Turkish columnist receives Khashoggi's 'murder evidence, tip on survival' on same day
Hürriyet columnist Ahmet Hakan
Daily Hürriyet columnist Ahmet Hakan wrote on Oct. 19 that he received photographs of a dead man allegedly showing the body of Jamal Khashoggi on the same day one of his friends reassured him that the missing Saudi journalist is actually alive.
“I turned on my phone and saw the photos of dissected human body parts; hands, feet and a head. It was not possible to look at them as they were horrifying. The message was saying the body parts belonged to Khashoggi,” Hakan said.
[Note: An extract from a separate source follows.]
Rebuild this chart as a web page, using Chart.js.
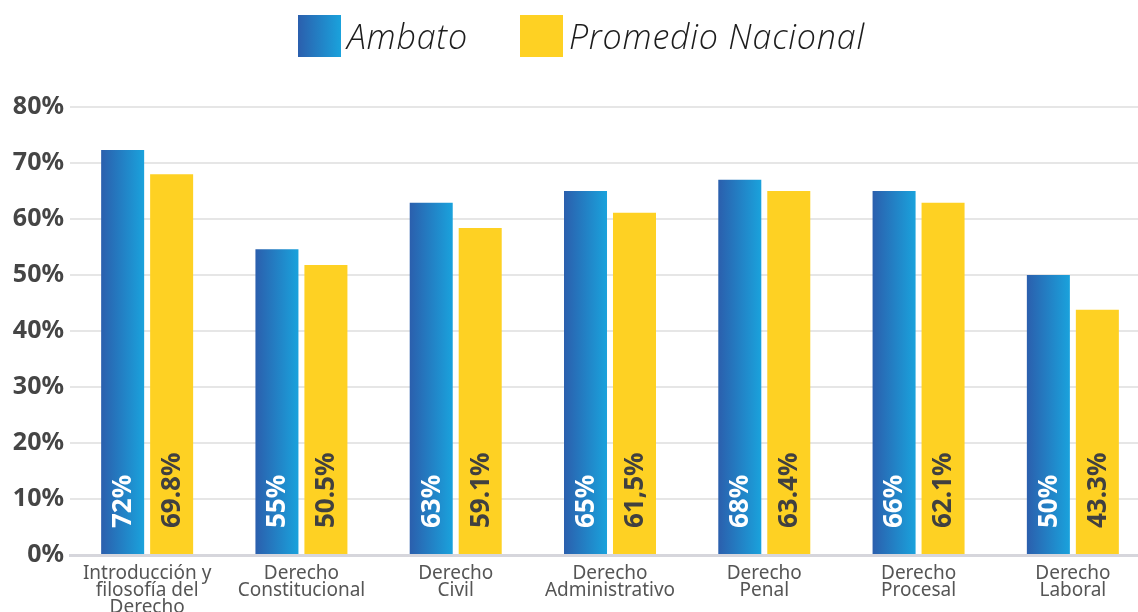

The popular Turkish columnist added he also received a phone call from a friend, whose “past predictions about such complicated issues were always proven true.”
The friend told Hakan that Khashoggi was actually not killed.
“All the stories are garbage. He is alive, he was not killed,” the columnist quoted his friend as saying.
“I did not fully believe in him but I hope that he is right,” Hakan added, exemplifying the ongoing “information pollution” on social media surrounding Khashoggi’s fate amid leaks published by international and Turkish outlets.
Khashoggi, a dissident living in self-imposed exile in the United States where he contributed to the Washington Post, vanished after entering the Saudi consulate in Istanbul on Oct. 2.
Turkish officials claim on condition of anonymity that Khashoggi was tortured, killed and dismembered in the consulate by a hit squad, which arrived from Riyadh—claims denied by the Saudi government.
Neither Turkey nor the United States has publicly confirmed that the Saudi dissident is dead or said officially that Riyadh is to blame.
But a steady stream of unconfirmed leaks from officials to media have painted a detailed and horrifying picture of Khashoggi’s last minutes, allegedly at the hands of 15 Saudi agents waiting for him when he came to the consulate for paperwork.